Things I shouldn't be considering:


No woman has yet to win Polaris; the only woman even in a winner's band is bassist Sandy Miranda of Fucked Up, one of six people in that band. [UPDATE: How on Earth could I get that wrong? Of course, there are two women in the core lineup of Arcade Fire. Consider me completely embarrassed for missing that, considering my history with the band.] Grimes is a one-woman show, making this 100 per cent estrogen-powered. Though she became Grimes in Montreal, Boucher grew up in Vancouver; that would make her technically the first winner west of Hamilton (Caribou is from adjacent Dundas, Ont.). Visions is a 10,000 per cent improvement over anything else she's done; she deserves points for serious growth alone. On the con side, this is the ugliest album cover ever for a shortlisted album; it's beyond hideous, and inside, it's not much better.
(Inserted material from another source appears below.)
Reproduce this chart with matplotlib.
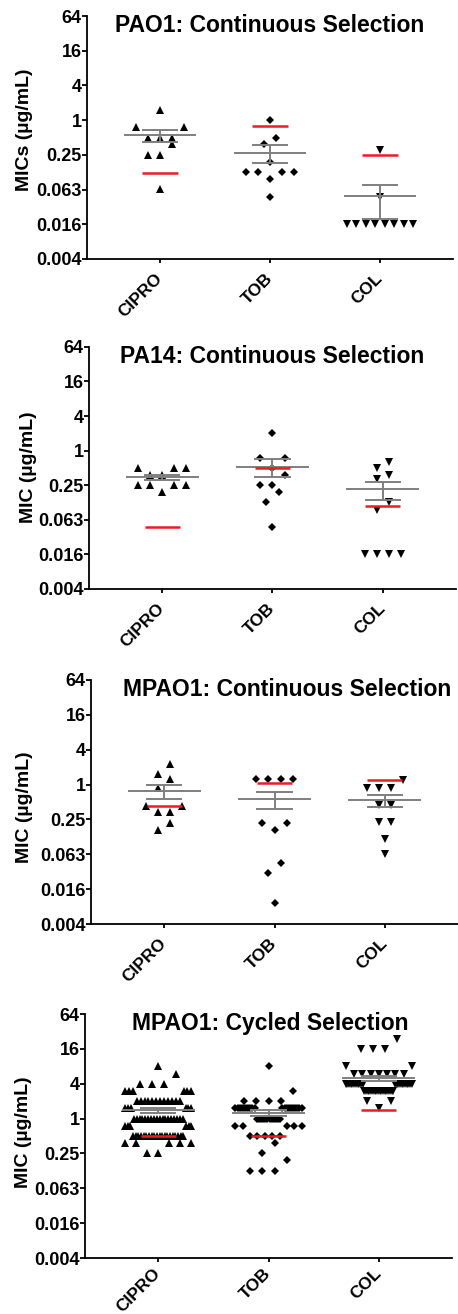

And every time I see a picture of Boucher in some ridiculous get-up combining the worst crimes of '80s new wave, rave culture and Japanese anime--or worse, sit through one of her excruciatingly embarrassing videos--I honestly have trouble fathoming her winning the prize.


2 comments:

G Valentino said...

"No woman has yet to win Polaris; the only woman even in a winner's band is bassist Sandy Miranda of Fucked Up"

Not a pick a nit, but there are three women in Arcade Fire.

mmmbarclay said...

Sweet Jesus, that's embarrassing. Thank you. Now corrected.